WCC member churches pursue climate justice

Anglican and Reformed groups take significant new actions on climate justice

April 2, 2015

From left to right: Rev. Thomas Oommen, bishop of Madhya Kerala and deputy moderator of the Church of South India, and Archbishop Thabo Makgoba of the Anglican Church of Southern Africa.

From left to right: Rev. Thomas Oommen, bishop of Madhya Kerala and deputy moderator of the Church of South India, and Archbishop Thabo Makgoba of the Anglican Church of Southern Africa. —The Church of England - Diocese of Salisbury

GENEVA

A group of 17 Anglican bishops from all six continents have called for urgent prayer and action on the “unprecedented climate crisis.”

In Scotland, the United Reformed Church’s Synod has made the decision to divest from fossil fuels and agreed that no further investment in fossil fuels shall take place. The Anglican declaration The World Is Our Host: A Call to Urgent Action for Climate Justice sets a new agenda on climate change for the 85 million-strong Anglican communion.

The declaration commits the bishops to specific initial actions, including energy conservation measures in church buildings; more renewable energy; nurturing biodiversity on church land; supporting sustainability in water, food, agriculture and land use; reviewing churches’ investment practices, including the call for divestment; and closer ecumenical and interfaith co-operation.

The group, formed by bishops from countries that are major contributors to climate change as well as those producing low levels of carbon but disproportionately affected, met in South Africa in February to build on months of online conversations.

The Archbishop of Cape Town and Primate of Southern Africa, the Rev. Dr Thabo Makgoba, who brought the group together, said, “We accept the evidence of science: Human activity, especially in fossil-fuel-based economies, is the main cause of the climate crisis. The problem is spiritual as well as economic, scientific and political. We have been complicit in a theology of domination. While God committed the care of creation to us, we have been care-less – but not hopeless.”

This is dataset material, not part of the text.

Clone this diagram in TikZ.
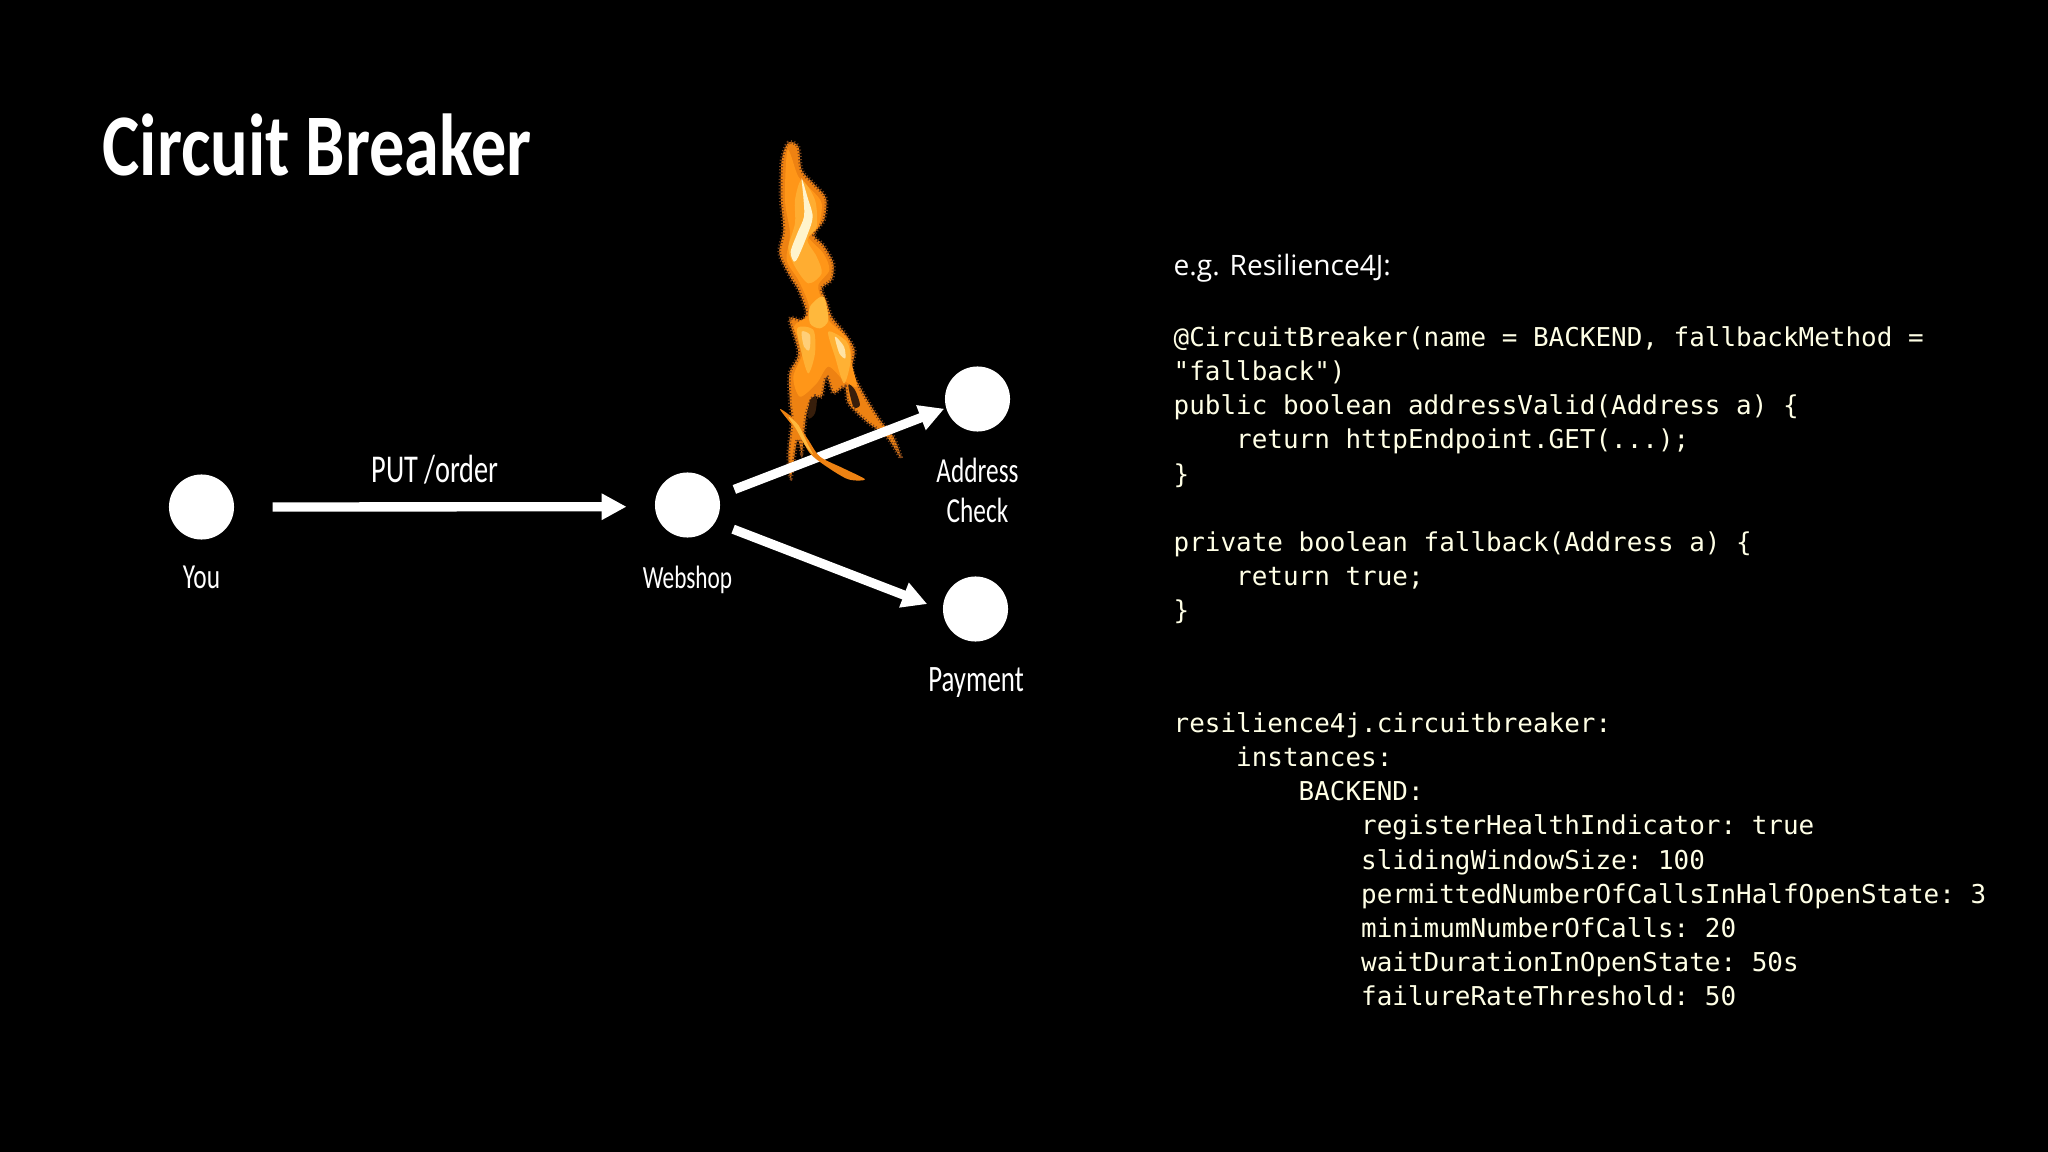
\documentclass[tikz,border=0pt]{standalone}
\usepackage{fontspec}
\usetikzlibrary{arrows.meta}
\setmainfont{Open Sans}
\setmonofont{DejaVu Sans Mono}
\newfontfamily\handfont[FakeStretch=0.72]{Carlito}
\newfontfamily\titlefont[FakeStretch=0.8]{Carlito Bold}
\definecolor{codecream}{HTML}{FFFFE6}
\definecolor{flameedge}{HTML}{7A4218}
\definecolor{flameouter}{HTML}{EE8212}
\definecolor{flamemid}{HTML}{FF9618}
\definecolor{flameinner}{HTML}{FFB83C}
\definecolor{flamecore}{HTML}{FFF4CC}
\newcommand{\codetab}{\phantom{xxxx}}
\tikzset{
  service/.style={circle, fill=white, inner sep=0pt, outer sep=0pt, minimum size=18.5pt},
  flowarrow/.style={draw=white, line width=2.65pt, -{Triangle[length=7.1pt,width=7.1pt]}},
  hand/.style={text=white, inner sep=0pt, anchor=base, font=\handfont\fontsize{10pt}{11pt}\selectfont},
  codeblock/.style={text=codecream, inner sep=0pt, anchor=north west, align=left,
    font=\ttfamily\fontsize{7.38pt}{9.7pt}\selectfont},
  fuzzyedge/.style={draw=flameedge, dash pattern=on 0.3pt off 0.6pt, line width=1.1pt},
}
\begin{document}
\begin{tikzpicture}[x=0.01cm, y=-0.01cm]
\useasboundingbox[fill=black] (0,0) rectangle (2048,1152);
% flame
\begin{scope}[shift={(720,120)}, scale=1/3]
\fill[flameouter, fuzzyedge] plot[smooth cycle, tension=0.5] coordinates {
  (205,68) (235,80) (245,150) (280,190) (318,235) (312,300) (282,345) (310,375) (340,430) (335,480)
  (305,505) (320,545) (335,590) (375,640) (404,690) (397,750) (430,820) (480,900) (520,950) (543,1015)
  (500,950) (440,905) (385,850) (375,800) (340,820) (320,770) (305,830) (280,830) (260,880) (250,960)
  (245,1000) (232,960) (212,1075) (205,1000) (215,900) (210,850) (208,760) (235,700) (208,597) (245,600)
  (258,575) (235,510) (210,470) (178,400) (190,330) (182,230) (185,120)};
\fill[flamemid] plot[smooth cycle, tension=0.5] coordinates {
  (203,90) (235,170) (275,210) (305,250) (295,320) (265,350) (310,400) (328,450) (295,495) (305,540)
  (325,600) (385,660) (395,730) (410,800) (370,780) (325,740) (290,790) (240,830) (220,770) (250,690)
  (222,620) (262,590) (265,550) (235,480) (200,420) (210,340) (195,240)};
\fill[flameinner, opacity=0.7] plot[smooth cycle, tension=0.5] coordinates {
  (245,180) (285,240) (290,320) (262,360) (290,410) (305,460) (265,490) (225,440) (205,385) (225,310) (225,240)};
\fill[flameinner, opacity=0.8] plot[smooth cycle, tension=0.5] coordinates {
  (232,625) (280,630) (285,700) (265,760) (245,700)};
\fill[flameinner, opacity=0.8] plot[smooth cycle, tension=0.5] coordinates {
  (325,635) (380,665) (392,720) (372,790) (345,710)};
\fill[flameinner] plot[smooth cycle, tension=0.5] coordinates {
  (270,560) (310,530) (325,600) (300,625) (270,610)};
\fill[flamecore] plot[smooth cycle, tension=0.5] coordinates {
  (245,175) (262,230) (278,290) (262,345) (235,410) (222,425) (212,395) (232,340) (252,290) (250,230)};
\fill[flamecore, opacity=0.75] plot[smooth cycle, tension=0.5] coordinates {
  (345,650) (372,680) (376,715) (358,700)};
\fill[flamecore, opacity=0.45] plot[smooth cycle, tension=0.5] coordinates {
  (245,635) (270,645) (268,690) (252,680)};
% speckled hollows
\fill[black!55!flameedge] plot[smooth cycle, tension=0.5] coordinates {
  (270,840) (290,835) (285,880) (265,895)};
\fill[black!55!flameedge] plot[smooth cycle, tension=0.5] coordinates {
  (385,795) (405,810) (420,855) (400,860)};
\end{scope}
% title
\node[text=white, inner sep=0pt, anchor=base west, font=\titlefont\fontsize{25pt}{30pt}\selectfont] (title) at (102,176) {Circuit Breaker};
% services
\node[service] (you) at (201.5,507){};
\node[service] (web) at (687.5,505){};
\node[service] (addr) at (977.5,399){};
\node[service] (pay) at (975.5,609){};
\node[hand] (youlabel) at (201.5,588) {You};
\node[hand, font=\handfont\fontsize{9.2pt}{11pt}\selectfont] (weblabel) at (687.5,588) {Webshop};
\node[hand] (addrlabel) at (977.5,482) {Address};
\node[hand] (checklabel) at (977.5,523) {Check};
\node[hand, font=\handfont\fontsize{10.6pt}{11pt}\selectfont] (paylabel) at (976,692) {Payment};
\node[hand, font=\handfont\fontsize{11.2pt}{11pt}\selectfont] (putlabel) at (435,482) {PUT /order};
% connectors
\draw[flowarrow, shorten <=11pt, shorten >=8.1pt] (you.0) -- (web.183.5);
\draw[flowarrow, shorten <=4.8pt, shorten >=0.6pt] (web.17) -- (addr.196.5);
\draw[flowarrow, shorten <=5.5pt, shorten >=4.8pt] (web.-32) -- (pay.182);
% wisp over the arrow
\begin{scope}[shift={(720,120)}, scale=1/3]
\fill[flameouter] plot[smooth cycle, tension=0.5] coordinates {
  (180,868) (225,900) (265,960) (300,1010) (370,1045) (435,1078) (385,1078) (320,1040) (270,1000) (235,940)};
\fill[flameinner] plot[smooth cycle, tension=0.5] coordinates {
  (205,890) (235,915) (262,970) (280,1005) (255,975) (230,930)};
\end{scope}
% code
\node[text=white, inner sep=0pt, anchor=base west, font=\fontsize{8pt}{10pt}\selectfont] (intro) at (1173,276) {e.g. Resilience4J:};
\node[codeblock] (javacode) at (1173,326) {@CircuitBreaker(name = BACKEND, fallbackMethod =\\
"fallback")\\
public boolean addressValid(Address a) \{\\
\codetab return httpEndpoint.GET(...);\\
\}\\
\mbox{}\\
private boolean fallback(Address a) \{\\
\codetab return true;\\
\}};
\node[codeblock] (yamlcode) at (1173,712) {resilience4j.circuitbreaker:\\
\codetab instances:\\
\codetab\codetab BACKEND:\\
\codetab\codetab\codetab registerHealthIndicator: true\\
\codetab\codetab\codetab slidingWindowSize: 100\\
\codetab\codetab\codetab permittedNumberOfCallsInHalfOpenState: 3\\
\codetab\codetab\codetab minimumNumberOfCalls: 20\\
\codetab\codetab\codetab waitDurationInOpenState: 50s\\
\codetab\codetab\codetab failureRateThreshold: 50};
\end{tikzpicture}
\end{document}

The bishops commended the Fast for the Climate initiative, joining many others in fasting and praying for the climate on the first of every month.

Women make up majority of the world’s poorest and are hit harder by climate change. The Rev. Ellinah Wamukoya, bishop of Swaziland and Africa’s first woman bishop, said that “Women are more often dependent on natural resources for their livelihoods, so the contribution of women is essential in decisions around climate change. Our communities must be equal, as in the Eucharist.”

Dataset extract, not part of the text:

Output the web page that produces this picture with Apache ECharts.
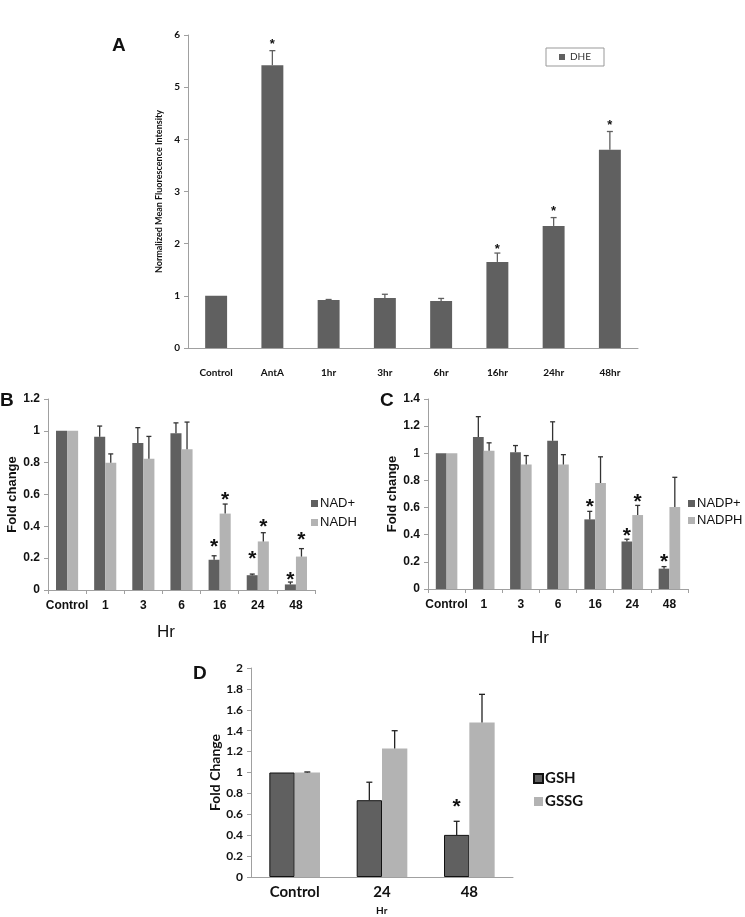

The Bishop of Salisbury, the Rev. Nicholas Holtam, has welcomed the call to tackle what the bishops call an “unprecedented climate crisis.” A member of the delegation, he noted that issuing the declaration during Holy Week and addressing the churches on Good Friday “is a mark of the seriousness with which we view the crisis of climate change.”

The resolution on divestment was passed at the Synod Meeting, which took place 20 to 22 March, at the Scottish Police College, in Tulliallan, Fife. The URC Synod of Scotland will now examine its financial arrangements and ensure that its investments do not endanger creation.

Rev. John Humphreys, moderator of the URC’s Synod of Scotland, said that the Synod has shown a clear commitment to ethical investment through “an affirmative action against climate change.”

Humphreys also spoke about the role of churches in the debate on climate change. “We hope and pray that other churches will feel able to respond ethically to the growing threat of catastrophic climate change,” he said.

The World Is Our Host: A Call to Urgent Action for Climate Justice

WCC’s work on climate justice and care for creation

  1. If the Bishop of Swaziland and the Bishop of Scotland ,the home of the Presbyterian Church, are taking a strong stand if favor of protecting our environment, why can't our PCUSA ? GOD has asked us to do as much.

    by Virginia R. Elting

    April 11, 2015

  2. In my many years as a pastor, I have never had prospective new members ask me what our church was going to do about climate change. I have never had a member leave us for another church because we failed to address climate change or the makeup of our endowment fund portfolio. LL

    by Louis S. Lunardini

    April 3, 2015

  3. To truly follow their convictions, the URC synod in Scotland should NOT accept any tithes or offerings from members employed in the fossil fuel industry. Or, are they just hypocrites?